Appellate Assistant Commissioner's Decision:
The assessee appealed, but the Appellate Assistant Commissioner upheld the Income-tax Officer's decision, citing the Gujarat High Court's ruling in Dayalbhai Madhavji Vadera v. CIT [1966] 60 ITR 551, which supported the exclusion of the wife's loss from the assessee's total income.

Tribunal's Decision:
The assessee further appealed to the Appellate Tribunal, which relied on the Mysore High Court's decision in Dr. T. P. Kapadia v. CIT [1973] 87 ITR 511. The Tribunal allowed the appeal, holding that the share of the wife's loss could be set off against the assessee's income, based on the principle that where two interpretations are possible, the one favorable to the assessee should be adopted.

Supreme Court's Analysis:
The Supreme Court considered three main factors:

1. Circular No. 20 of 1944 by Central Board of Revenue:
This circular suggested that the loss of a spouse should be treated as if it were a loss sustained by the individual, allowing it to be set off against the individual's income.

2. Explanation 2 to Section 64:
Added by the Finance Act, 1979, this explanation clarified that "income" includes "loss," supporting the interpretation that the wife's loss could be included in the assessee's total income.
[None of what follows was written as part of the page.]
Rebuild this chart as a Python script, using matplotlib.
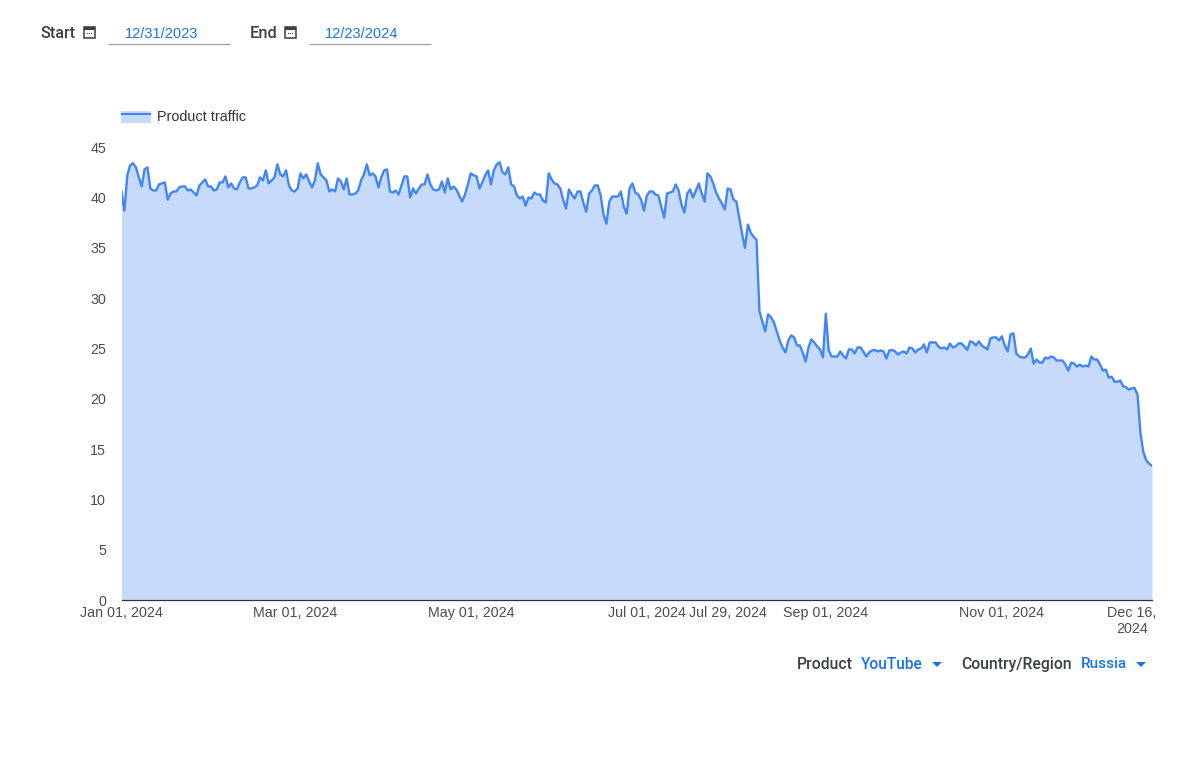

3. Precedent from CIT v. J. H. Gotla [1985] 156 ITR 323 (SC):
The Supreme Court in Gotla's case held that the share income of the wife included in the assessee's total income should be regarded as business income derived from the business carried on by the assessee, allowing for the set-off and carry forward of losses.

Conclusion:
The Supreme Court upheld the Tribunal's decision, affirming that the assessee is entitled to carry forward not only his share of loss but also the share of loss of his wife from the firm. The court emphasized that the provisions of section 64(1)(i) should be interpreted to include losses, aligning with the equitable view and legislative intent.

Final Judgment:
The question was answered in the affirmative and against the Revenue, allowing the assessee to carry forward both his and his wife's share of losses to subsequent years.